It was the summer of 2017. New Yorkers never knew when we’d get anywhere. We texted “On the subway.” There was no need for “I’m going to be late.” That part was obvious.
On platform after platform, searching “#MTA videos” had become one of my delayed-train pastimes. When I watched the waterfall at Bryant Park or the giant rat terrorizing travelers on the A train, I felt united in misery with my fellow commuters.
Nancy Gauss, the director of The New York Times video department, had sent me to a meeting with the Metro desk. Emma Fitzsimmons, Brian Rosenthal, and Michael LaForgia were working on a series of stories to explain the Metropolitan Transportation Authority’s recently-declared state of emergency.
I wasn’t optimistic for video possibilities. Questionable political decisions and bureaucratic snafus are not typically topics that scream VISUAL STORYTELLING. But then I saw Emma’s bullet list of key moments and decisions. “2015 – G Train derails due to crumbling wall. Subway shuts down for the first time ever and no one tells de Blasio.”
What if those notes were paired with favorite #MTA videos? The Metro team would produce a number of meticulous pieces detailing how the subway got so bad, but we thought an overview video combining their key findings might bring their reporting to a new audience. To do it, though, we’d need an army of collaborators.
Producer/editor Ora DeKornfeld spent 10 weeks bringing her creative genius to the video. Her work—along with editor Liz Deegan—earned the piece an Emmy news and documentary award for news editing.
Some visuals were easy to imagine: Governor Andrew Cuomo’s administration had forced the MTA to bail out three state-run ski resorts that were struggling after a warm winter.
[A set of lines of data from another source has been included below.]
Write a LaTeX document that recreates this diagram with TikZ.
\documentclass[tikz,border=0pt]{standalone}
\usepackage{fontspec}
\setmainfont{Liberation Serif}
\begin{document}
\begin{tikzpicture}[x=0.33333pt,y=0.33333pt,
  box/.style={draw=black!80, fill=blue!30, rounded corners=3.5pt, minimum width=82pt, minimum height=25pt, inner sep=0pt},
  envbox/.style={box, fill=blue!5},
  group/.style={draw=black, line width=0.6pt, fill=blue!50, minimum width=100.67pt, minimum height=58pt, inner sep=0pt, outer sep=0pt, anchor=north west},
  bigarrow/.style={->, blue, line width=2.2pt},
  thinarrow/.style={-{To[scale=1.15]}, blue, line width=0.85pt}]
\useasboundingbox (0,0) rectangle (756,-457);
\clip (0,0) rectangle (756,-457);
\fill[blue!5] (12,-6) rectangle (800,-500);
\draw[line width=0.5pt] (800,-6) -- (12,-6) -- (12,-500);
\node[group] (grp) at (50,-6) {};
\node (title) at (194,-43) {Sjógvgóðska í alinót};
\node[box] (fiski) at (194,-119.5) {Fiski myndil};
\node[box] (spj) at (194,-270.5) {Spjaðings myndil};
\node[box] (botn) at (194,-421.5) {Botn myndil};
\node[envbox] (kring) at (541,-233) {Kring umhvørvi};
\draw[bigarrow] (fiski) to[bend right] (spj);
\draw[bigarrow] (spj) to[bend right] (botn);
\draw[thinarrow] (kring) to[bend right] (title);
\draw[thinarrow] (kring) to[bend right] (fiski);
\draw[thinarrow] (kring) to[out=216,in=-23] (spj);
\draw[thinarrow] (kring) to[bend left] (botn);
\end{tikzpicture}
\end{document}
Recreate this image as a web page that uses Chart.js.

Ann Lupo made it into a stop-motion animation.
Other topics, like the bond issuance fees that were compounding the MTA’s debt, would be hard to visualize. Ora hired a friend to write a song about bond issuance fees and then play it inside a station. It’s the first time I’ve ever edited song lyrics for a documentary piece. (The woman who gave the “busker” some cash while he was being filmed, though? Totally spontaneous.)
To explain the origins of the MTA’s debt in 30 seconds, animator Aaron Byrd made simplified cutout animations. To offset some of the absurd humor of the social media videos, Ora interviewed New Yorkers who had changed jobs because of the delays or nearly missed dialysis appointments. And to bring a little hope to the outrage, Dahlia Kozlowsky found nostalgic material from when the subway had fallen into disrepair and risen to glory.
Since we published “Your Train is Delayed. Why?” in January of 2018, the subways are “no longer a daily disaster.” But if commuters wonder how New York still doesn’t have a modern subway system and they search “#MTA videos,” I hope our video helps them understand why.